Burmeister travelled on Sept. 13, but got delayed in Frankfurt, Germany, before finally arriving in Houston Sept. 17. She entered the U.S., with her purple teddy bear and a brown box. She was in-processed by a senior immigration officer, who handled the paperwork and fingerprints in a quiet, meticulous and friendly manner. But, he seemed defeated, perhaps by the national tragedy six days earlier.

“He looked like someone ate his heart,” Burmeister said. “Once the process was completed, he looked straight at me and said, ‘Go make a difference.’ Looking back, those four words made a profound difference in my life. But, what does a difference look like, what is my purpose in the United States? I only knew I owed it to him, and to all the victims of 9/11, to go make a difference!”

It took Burmeister many years to figure out a path, but she knew it included a foundation of commitment, reliability, leading by example, investment in people and making the most out of what she was given.

Those traits have served her well as she nears her 20th anniversary as a U.S. citizen, fashioning a federal law enforcement career that’s making a difference. 

Following a two-year internship with the Naval Criminal Investigative Service she switched to OSI. Her five assignments as a Special Agent have seen her fill pivotal roles as a Palace Acquire Program Field Agent at McGuire Air Force Base, N.J.; a Sexual Assault Prevention and Response Subject Matter Expert at Kadena Air Base, Japan; and three positions at Los Angeles AFB, Calif., relating to America’s space program throughout the West Coast, including her current role as the Resident Agent In Charge, Special Projects Detachment 7, Operating Location-A.  

Her difference-making mantra earned her: 2010 NCIS Intern of the Year; 2013 OSI Junior  Civilian of the Year; and 2017 OSI Civilian Special Agent of the Year. She was promoted to GS-14 despite having less than nine years with OSI.

Along with more than 11 career-related moves, she’s balanced her time to raise three teenage children, complete two Masters Degrees, two-thirds towards a PhD in Criminal Justice and is proficient in six languages.

“I believe in possibilities and I trust every one of us has potential, purpose and are able to persevere,” SA Burmeister said. “I count on respect, communication and a positive mindset to enable our success. Trust is the heart of a cohesive team and agency.

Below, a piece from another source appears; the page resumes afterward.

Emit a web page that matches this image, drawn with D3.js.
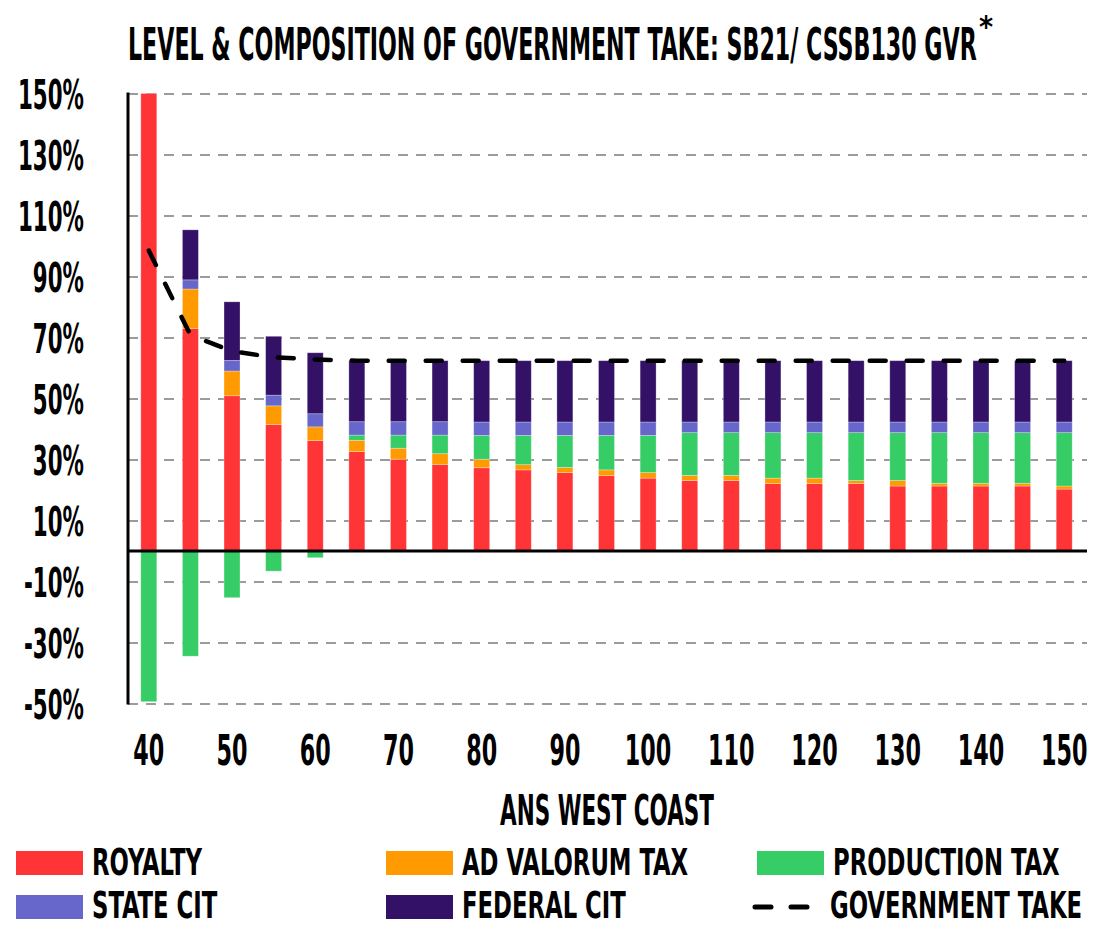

I’m thankful every day for the people on my journey who trusted and invested in me despite the setbacks, and for all of the opportunities that resulted from that trust and investment.”

Upon further reflection, she wonders who would have ever thought, that against all odds, a little girl born on a tiny island in Denmark would grow to become a very successful Special Agent with the Office of Special Investigations?

“OSI became my family,” SA Burmeister said. “OSI is my American Dream.”